On the other hand, social films continue to be one of the most sought after genres that elevate an actor to a superstar. If ANR in Batasari played a character who was humane, sensitive and real, Mahesh Babu applied the same formula in 2018 in Bharat Ane Nenu, where he waged a war against the prevailing conditions of the educational system in our country.

“Social films are adopted differently in different times. Say, the way 'superstar' Krishna emerged as star through social films (or 'mass' film) is different from that of Chiranjeevi. The content and the narrative may be different but 'mass' films or 'action' films have been the favourite recipe to make a star,” Vamshi Reddy adds.

The outsider and insider

Stardom definitely comes with talent. But Tollywood, known for the multiple families that run the industry, has thrived on nepotism which has largely decided the fate of films in the industry.

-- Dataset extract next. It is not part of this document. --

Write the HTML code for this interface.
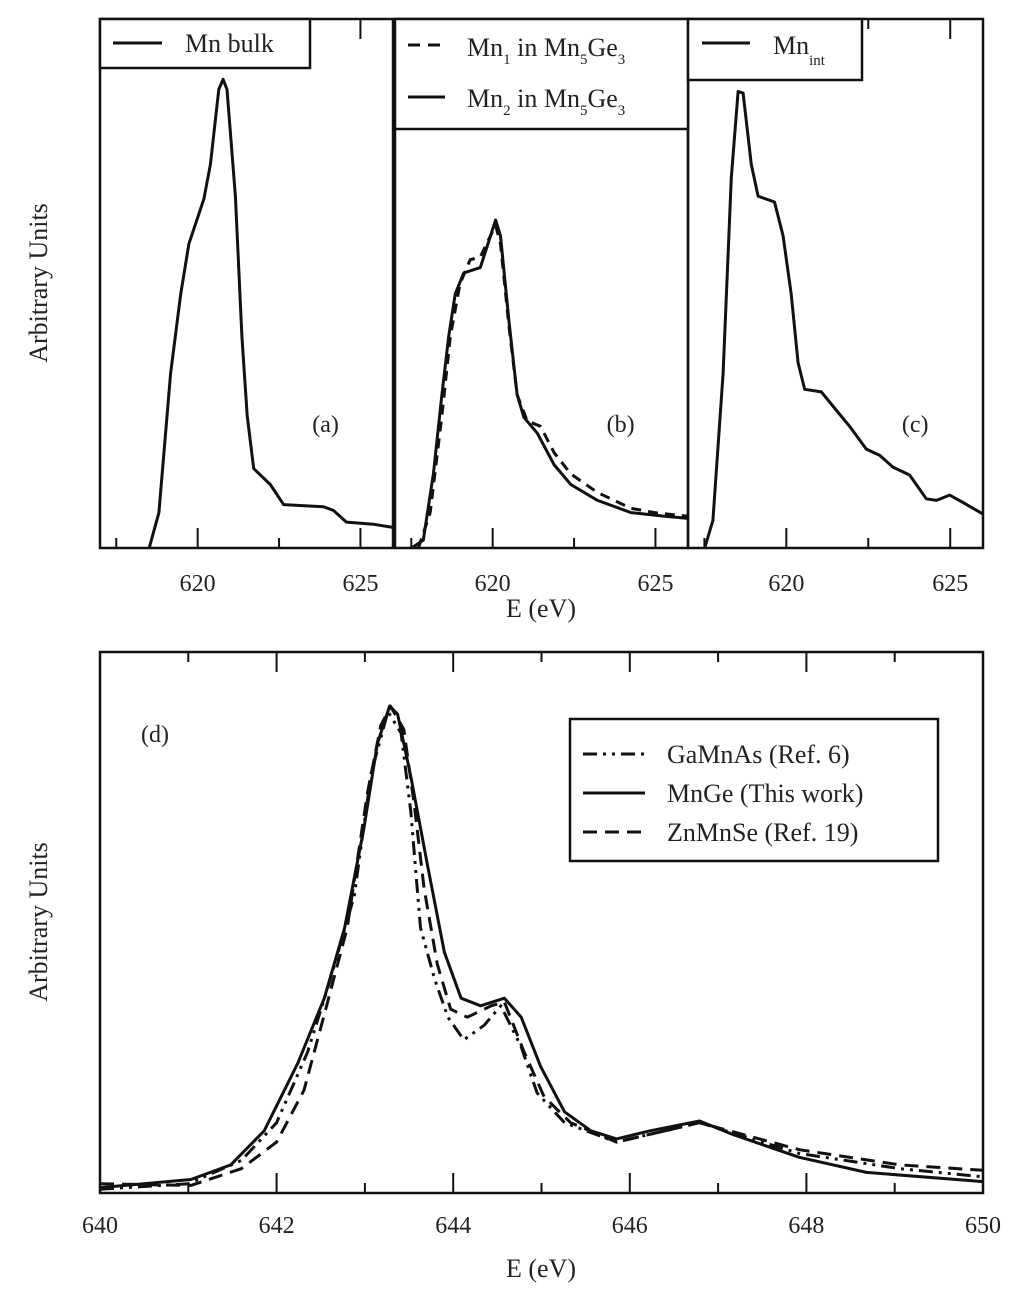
<!DOCTYPE html>
<html><head><meta charset="utf-8">
<style>
html,body{margin:0;padding:0;background:#fff;}
svg{display:block;font-family:"Liberation Serif",serif;}
</style></head>
<body>
<svg id="chart" width="1024" height="1303" viewBox="0 0 1024 1303" xmlns="http://www.w3.org/2000/svg">
<g id="top"></g>
<g id="bottom"></g>
</svg>
<script>
// ---- data ----
const topXTicks = [620, 625];
const bottomXTicks = [640, 642, 644, 646, 648, 650];
const aE = [618.51,618.81,619.17,619.48,619.73,620.19,620.39,620.65,620.78,620.9,621.16,621.36,621.52,621.72,622.23,622.64,623.86,624.17,624.57,625.39,626];
const aV = [0,0.067,0.33,0.48,0.575,0.66,0.725,0.867,0.886,0.867,0.665,0.40,0.25,0.15,0.12,0.082,0.078,0.071,0.049,0.045,0.039];
const b2E = [617.51,617.87,618.18,618.44,618.65,618.85,619.11,619.62,619.83,620.09,620.24,620.5,620.75,620.96,621.37,621.89,622.4,623.22,624.25,625.28,626];
const b2V = [0,0.015,0.14,0.29,0.40,0.48,0.52,0.53,0.57,0.62,0.59,0.43,0.29,0.247,0.217,0.157,0.12,0.09,0.067,0.06,0.056];
const b1E = [617.72,618.08,618.44,618.7,619.0,619.31,619.62,619.93,620.09,620.24,620.5,620.75,621.06,621.47,621.89,622.4,623.22,624.25,624.97,626];
const b1V = [0,0.067,0.25,0.40,0.50,0.545,0.55,0.59,0.61,0.575,0.42,0.29,0.24,0.23,0.18,0.14,0.105,0.075,0.067,0.06];
const cE = [617.51,617.76,618.07,618.32,618.53,618.68,618.93,619.14,619.64,619.9,620.15,620.36,620.56,621.07,621.53,621.93,622.44,622.85,623.25,623.76,624.27,624.58,624.98,625.39,626];
const cV = [0,0.052,0.33,0.70,0.863,0.86,0.725,0.665,0.654,0.59,0.48,0.35,0.30,0.295,0.26,0.23,0.187,0.175,0.153,0.138,0.093,0.09,0.10,0.086,0.064];
const mgE = [640,641.03,641.48,641.86,642.24,642.54,642.77,642.99,643.14,643.28,643.37,643.52,643.71,643.9,644.09,644.31,644.58,644.77,644.99,645.26,645.56,645.85,646.23,646.79,647.17,647.92,648.68,650];
const mgV = [0.01,0.025,0.052,0.115,0.24,0.36,0.49,0.675,0.83,0.90,0.885,0.77,0.605,0.445,0.36,0.346,0.36,0.325,0.234,0.15,0.115,0.10,0.115,0.133,0.108,0.066,0.038,0.021];
const gaE = [640,641,641.6,642,642.35,642.6,642.88,643.07,643.26,643.41,643.52,643.63,643.79,643.94,644.12,644.35,644.54,644.77,644.95,645.26,645.85,646.79,647.92,649.06,650];
const gaV = [0.007,0.017,0.06,0.13,0.26,0.39,0.55,0.775,0.89,0.85,0.705,0.49,0.395,0.325,0.283,0.31,0.346,0.27,0.185,0.13,0.094,0.13,0.073,0.045,0.03];
const znE = [640,641.03,641.6,642,642.31,642.54,642.8,643.03,643.18,643.29,643.44,643.56,643.67,643.82,643.97,644.16,644.43,644.58,644.8,645.03,645.33,645.85,646.79,647.92,649.06,650];
const znV = [0.017,0.014,0.045,0.094,0.19,0.33,0.49,0.74,0.864,0.9,0.857,0.717,0.563,0.423,0.34,0.325,0.346,0.353,0.262,0.178,0.13,0.094,0.13,0.08,0.052,0.042];

const NS = "http://www.w3.org/2000/svg";
function mk(tag, attrs, parent, text){
  const e = document.createElementNS(NS, tag);
  for (const k in attrs) e.setAttribute(k, attrs[k]);
  if (text !== undefined) e.textContent = text;
  parent.appendChild(e); return e;
}
function pathFrom(E, V, sx, sy){
  return E.map((e,i)=>(i?'L':'M')+sx(e).toFixed(1)+','+sy(V[i]).toFixed(1)).join(' ');
}

const topG = document.getElementById('top');
const botG = document.getElementById('bottom');
const T0 = 19, T1 = 548;
const panels = [
  {x0:100, x1:393, label:'(a)'},
  {x0:395, x1:688, label:'(b)'},
  {x0:688, x1:983, label:'(c)'}
];
const sy = v => T1 - v*(T1-T0);
panels.forEach((p,pi)=>{
  const sx = e => p.x0 + (e-617)/9*(p.x1-p.x0);
  const g = mk('g', {}, topG);
  
  
  const fr = mk('rect', {x:p.x0, y:T0, width:p.x1-p.x0, height:T1-T0, fill:'none', stroke:'#111', 'stroke-width':2.5}, g);
  
  
  for (let e=617.5; e<=626; e+=2.5){
    const major = topXTicks.includes(e);
    const len = major ? 20 : 10;
    mk('line', {x1:sx(e), x2:sx(e), y1:T1, y2:T1-len, stroke:'#111','stroke-width':2}, g);
    mk('line', {x1:sx(e), x2:sx(e), y1:T0, y2:T0+len, stroke:'#111','stroke-width':2}, g);
  }
  topXTicks.forEach(t=>{
    const tl = mk('text', {x:sx(t), y:591, 'font-size':24, 'text-anchor':'middle', fill:'#222'}, g, String(t));
    
    
  });
  const pl = mk('text', {x:p.x0+0.77*(p.x1-p.x0), y:432, 'font-size':24, 'text-anchor':'middle', fill:'#222'}, g, p.label);
  
  
  const series = pi===0 ? [[aE,aV,'']] : pi===1 ? [[b1E,b1V,'10,7'],[b2E,b2V,'']] : [[cE,cV,'']];
  series.forEach(s=>{
    const ln = mk('path', {d:pathFrom(s[0],s[1],sx,sy), fill:'none', stroke:'#111', 'stroke-width':3, 'stroke-linejoin':'round', 'stroke-dasharray':s[2]||'none'}, g);
    
    
  });
});
// top legends
(function(){
  const lg = mk('g', {}, topG);
  
  
  mk('rect', {x:100, y:19, width:210, height:49, fill:'#fff', stroke:'#111','stroke-width':2.5}, lg);
  mk('line', {x1:113, x2:162, y1:43, y2:43, stroke:'#111','stroke-width':3}, lg);
  mk('text', {x:185, y:52, 'font-size':26, fill:'#222'}, lg, 'Mn bulk');

  const lb = mk('g', {}, topG);
  
  
  mk('rect', {x:395, y:19, width:293, height:110, fill:'#fff', stroke:'#111','stroke-width':2.5}, lb);
  mk('line', {x1:408, x2:445, y1:45, y2:45, stroke:'#111','stroke-width':3,'stroke-dasharray':'12,8'}, lb);
  mk('line', {x1:408, x2:445, y1:97, y2:97, stroke:'#111','stroke-width':3}, lb);
  const t1 = mk('text', {x:467, y:56, 'font-size':26, fill:'#222'}, lb);
  t1.innerHTML = 'Mn<tspan font-size="15" dy="8">1</tspan><tspan dy="-8"> in Mn</tspan><tspan font-size="15" dy="8">5</tspan><tspan dy="-8">Ge</tspan><tspan font-size="15" dy="8">3</tspan>';
  const t2 = mk('text', {x:467, y:107, 'font-size':26, fill:'#222'}, lb);
  t2.innerHTML = 'Mn<tspan font-size="15" dy="8">2</tspan><tspan dy="-8"> in Mn</tspan><tspan font-size="15" dy="8">5</tspan><tspan dy="-8">Ge</tspan><tspan font-size="15" dy="8">3</tspan>';

  const lc = mk('g', {}, topG);
  
  
  mk('rect', {x:688, y:19, width:174, height:61, fill:'#fff', stroke:'#111','stroke-width':2.5}, lc);
  mk('line', {x1:702, x2:750, y1:43, y2:43, stroke:'#111','stroke-width':3}, lc);
  const t3 = mk('text', {x:773, y:54, 'font-size':26, fill:'#222'}, lc);
  t3.innerHTML = 'Mn<tspan font-size="15" dy="11">int</tspan>';
})();
const yt1 = mk('text', {x:0, y:0, 'font-size':26, 'text-anchor':'middle', fill:'#222', transform:'translate(47,283) rotate(-90)'}, topG, 'Arbitrary Units');


const xt1 = mk('text', {x:541, y:617, 'font-size':26, 'text-anchor':'middle', fill:'#222'}, topG, 'E (eV)');



// bottom panel
const B0 = 652, B1 = 1193, BX0 = 100, BX1 = 983;
const bsx = e => BX0 + (e-640)/10*(BX1-BX0);
const bsy = v => B1 - v*(B1-B0);
const bf = mk('rect', {x:BX0, y:B0, width:BX1-BX0, height:B1-B0, fill:'none', stroke:'#111','stroke-width':2.5}, botG);


for (let e=641; e<650; e++){
  const major = e%2===0;
  const len = major ? 20 : 10;
  mk('line', {x1:bsx(e), x2:bsx(e), y1:B1, y2:B1-len, stroke:'#111','stroke-width':2}, botG);
  mk('line', {x1:bsx(e), x2:bsx(e), y1:B0, y2:B0+len, stroke:'#111','stroke-width':2}, botG);
}
bottomXTicks.forEach(t=>{
  const tl = mk('text', {x:bsx(t), y:1233, 'font-size':24, 'text-anchor':'middle', fill:'#222'}, botG, String(t));
  
  
});
[[gaE,gaV,'14,6,3,6,3,6','gamnas-line'],[mgE,mgV,'none','mnge-line'],[znE,znV,'14,8','znmnse-line']].forEach(s=>{
  const ln = mk('path', {d:pathFrom(s[0],s[1],bsx,bsy), fill:'none', stroke:'#111','stroke-width':3,'stroke-linejoin':'round','stroke-dasharray':s[2]}, botG);
  
  
});
const dl = mk('text', {x:155, y:742, 'font-size':24, 'text-anchor':'middle', fill:'#222'}, botG, '(d)');


(function(){
  const lg = mk('g', {}, botG);
  
  
  mk('rect', {x:570, y:719, width:368, height:142, fill:'#fff', stroke:'#111','stroke-width':2.5}, lg);
  const rows = [['GaMnAs (Ref. 6)','14,6,3,6,3,6',754],['MnGe (This work)','none',793],['ZnMnSe (Ref. 19)','14,8',832]];
  rows.forEach(r=>{
    mk('line', {x1:583, x2:645, y1:r[2], y2:r[2], stroke:'#111','stroke-width':3,'stroke-dasharray':r[1]}, lg);
    mk('text', {x:667, y:r[2]+9, 'font-size':26, fill:'#222'}, lg, r[0]);
  });
})();
const yt2 = mk('text', {x:0, y:0, 'font-size':26, 'text-anchor':'middle', fill:'#222', transform:'translate(47,922) rotate(-90)'}, botG, 'Arbitrary Units');


const xt2 = mk('text', {x:541, y:1277, 'font-size':26, 'text-anchor':'middle', fill:'#222'}, botG, 'E (eV)');


</script>
</body></html>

But according to experts, the families who now rule the industry have themselves created genres, with years of hard work and success.

“NTR, ANR and Chiranjeevi are examples of this phenomenon. When NTR entered the industry in the late '40s, he did not have any contacts but today, his family has half a dozen actors, film studios etc. ANR's family has half a dozen actors besides film studios. Similarly Chiranjeevi, when he entered the industry in the late '70s, started with negative roles and established himself as a hero in the early '80s. Actors from film families seem to be constantly looking for either reviving or launching their careers with new genres and remakes from hit films in other languages. Each one of them has defined genres in the industry,” says Sathya Prakash, a film studies professor at the University of Hyderabad.

While many of these family superstars have been able to retain their stardom despite poor choices of films, heroes who grew purely out of their talent, have not had it easy.

“The stars, who shoot to fame suddenly, fail very often since they can’t sustain the momentum. For instance, actor Uday Kiran, who quickly rose to stardom with back to back three films succeeding at the box-office, suddenly lost out with a couple of failures. Since he did not have any background in the industry and didn't have any backing, he couldn't handle failure and faltered further in choosing films. Unfortunately, losing stardom suddenly proved to be fatal and he killed himself,” Vamshi points out.

“There are many like Suman, Jagapati Babu, Ramya Krishna who have been fortunate to find a different niche for themselves. But it is the viewers who are both generous and tolerant in adapting to these changes. It is a collaboration between the makers and the audience that has decided genres over time, and it is necessary to decode the nature of this collaboration,” Raghurama adds.